### Description of the task
Return each line of the data below verbatim; pictures are to be left out.

### Source excerpt
[Begin]
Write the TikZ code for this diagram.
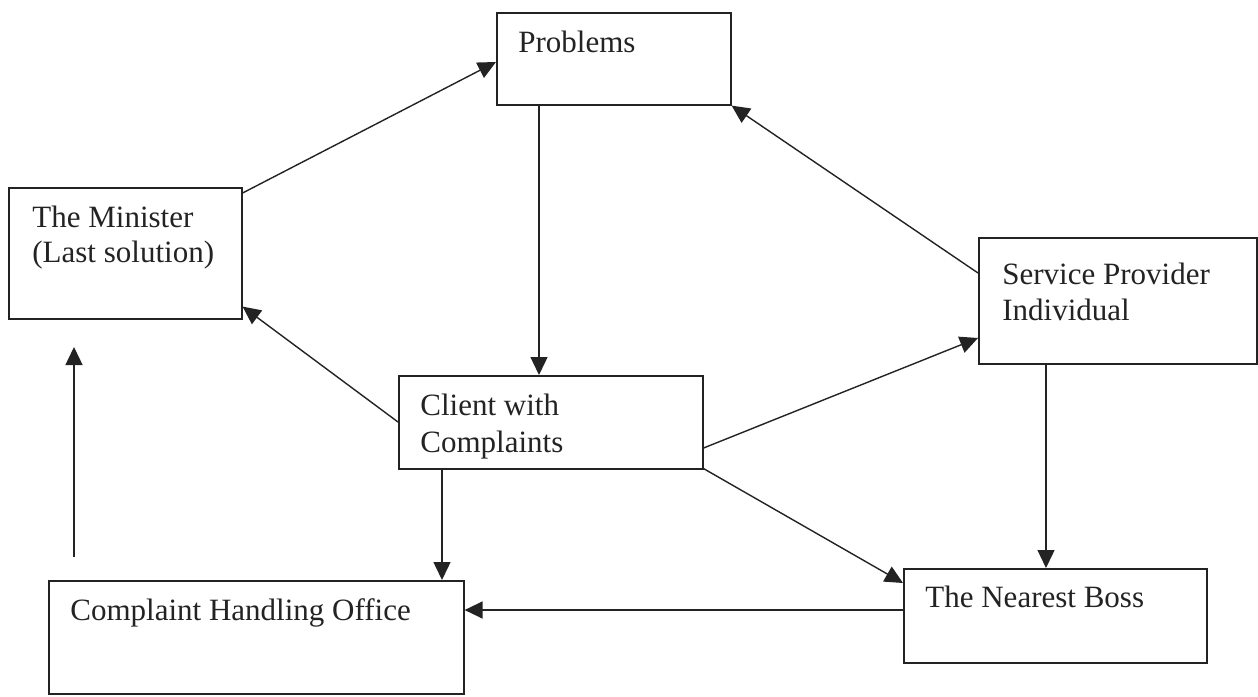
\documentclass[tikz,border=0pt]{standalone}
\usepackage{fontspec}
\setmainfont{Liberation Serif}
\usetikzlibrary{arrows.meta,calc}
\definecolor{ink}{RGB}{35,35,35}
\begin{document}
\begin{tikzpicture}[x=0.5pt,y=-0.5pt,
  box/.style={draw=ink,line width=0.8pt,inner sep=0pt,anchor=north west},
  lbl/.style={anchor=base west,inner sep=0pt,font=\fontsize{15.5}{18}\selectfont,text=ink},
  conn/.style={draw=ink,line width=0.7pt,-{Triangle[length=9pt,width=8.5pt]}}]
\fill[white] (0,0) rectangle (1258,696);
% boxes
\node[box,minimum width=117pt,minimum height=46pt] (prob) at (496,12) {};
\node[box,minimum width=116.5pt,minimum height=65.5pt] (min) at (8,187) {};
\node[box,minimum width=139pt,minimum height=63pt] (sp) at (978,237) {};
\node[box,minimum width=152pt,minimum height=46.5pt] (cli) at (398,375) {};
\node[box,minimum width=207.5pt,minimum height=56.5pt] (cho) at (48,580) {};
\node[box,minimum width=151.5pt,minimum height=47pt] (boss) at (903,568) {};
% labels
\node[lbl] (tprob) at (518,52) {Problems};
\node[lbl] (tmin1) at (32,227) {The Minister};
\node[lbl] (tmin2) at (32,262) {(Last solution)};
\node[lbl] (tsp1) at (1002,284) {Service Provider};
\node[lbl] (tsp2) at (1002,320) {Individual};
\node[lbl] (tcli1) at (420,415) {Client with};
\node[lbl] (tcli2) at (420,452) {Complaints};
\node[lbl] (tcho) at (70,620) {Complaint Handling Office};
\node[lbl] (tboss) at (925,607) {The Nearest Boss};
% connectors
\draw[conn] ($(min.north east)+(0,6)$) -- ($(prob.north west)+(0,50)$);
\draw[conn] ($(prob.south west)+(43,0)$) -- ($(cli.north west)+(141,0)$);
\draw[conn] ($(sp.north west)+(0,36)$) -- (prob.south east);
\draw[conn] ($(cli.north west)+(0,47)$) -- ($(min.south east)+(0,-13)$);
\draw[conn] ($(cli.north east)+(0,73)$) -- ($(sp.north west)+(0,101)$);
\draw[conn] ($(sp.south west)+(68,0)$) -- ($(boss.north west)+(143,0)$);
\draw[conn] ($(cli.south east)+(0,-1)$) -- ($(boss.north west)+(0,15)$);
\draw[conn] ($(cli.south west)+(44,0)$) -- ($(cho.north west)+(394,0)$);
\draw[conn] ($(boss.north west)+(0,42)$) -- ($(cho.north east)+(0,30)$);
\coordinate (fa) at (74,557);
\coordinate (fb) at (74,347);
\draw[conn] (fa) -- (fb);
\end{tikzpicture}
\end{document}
[End]
### Result of this exercise
Write the TikZ code for this diagram.
\documentclass[tikz,border=0pt]{standalone}
\usepackage{fontspec}
\setmainfont{Liberation Serif}
\usetikzlibrary{arrows.meta,calc}
\definecolor{ink}{RGB}{35,35,35}
\begin{document}
\begin{tikzpicture}[x=0.5pt,y=-0.5pt,
  box/.style={draw=ink,line width=0.8pt,inner sep=0pt,anchor=north west},
  lbl/.style={anchor=base west,inner sep=0pt,font=\fontsize{15.5}{18}\selectfont,text=ink},
  conn/.style={draw=ink,line width=0.7pt,-{Triangle[length=9pt,width=8.5pt]}}]
\fill[white] (0,0) rectangle (1258,696);
% boxes
\node[box,minimum width=117pt,minimum height=46pt] (prob) at (496,12) {};
\node[box,minimum width=116.5pt,minimum height=65.5pt] (min) at (8,187) {};
\node[box,minimum width=139pt,minimum height=63pt] (sp) at (978,237) {};
\node[box,minimum width=152pt,minimum height=46.5pt] (cli) at (398,375) {};
\node[box,minimum width=207.5pt,minimum height=56.5pt] (cho) at (48,580) {};
\node[box,minimum width=151.5pt,minimum height=47pt] (boss) at (903,568) {};
% labels
\node[lbl] (tprob) at (518,52) {Problems};
\node[lbl] (tmin1) at (32,227) {The Minister};
\node[lbl] (tmin2) at (32,262) {(Last solution)};
\node[lbl] (tsp1) at (1002,284) {Service Provider};
\node[lbl] (tsp2) at (1002,320) {Individual};
\node[lbl] (tcli1) at (420,415) {Client with};
\node[lbl] (tcli2) at (420,452) {Complaints};
\node[lbl] (tcho) at (70,620) {Complaint Handling Office};
\node[lbl] (tboss) at (925,607) {The Nearest Boss};
% connectors
\draw[conn] ($(min.north east)+(0,6)$) -- ($(prob.north west)+(0,50)$);
\draw[conn] ($(prob.south west)+(43,0)$) -- ($(cli.north west)+(141,0)$);
\draw[conn] ($(sp.north west)+(0,36)$) -- (prob.south east);
\draw[conn] ($(cli.north west)+(0,47)$) -- ($(min.south east)+(0,-13)$);
\draw[conn] ($(cli.north east)+(0,73)$) -- ($(sp.north west)+(0,101)$);
\draw[conn] ($(sp.south west)+(68,0)$) -- ($(boss.north west)+(143,0)$);
\draw[conn] ($(cli.south east)+(0,-1)$) -- ($(boss.north west)+(0,15)$);
\draw[conn] ($(cli.south west)+(44,0)$) -- ($(cho.north west)+(394,0)$);
\draw[conn] ($(boss.north west)+(0,42)$) -- ($(cho.north east)+(0,30)$);
\coordinate (fa) at (74,557);
\coordinate (fb) at (74,347);
\draw[conn] (fa) -- (fb);
\end{tikzpicture}
\end{document}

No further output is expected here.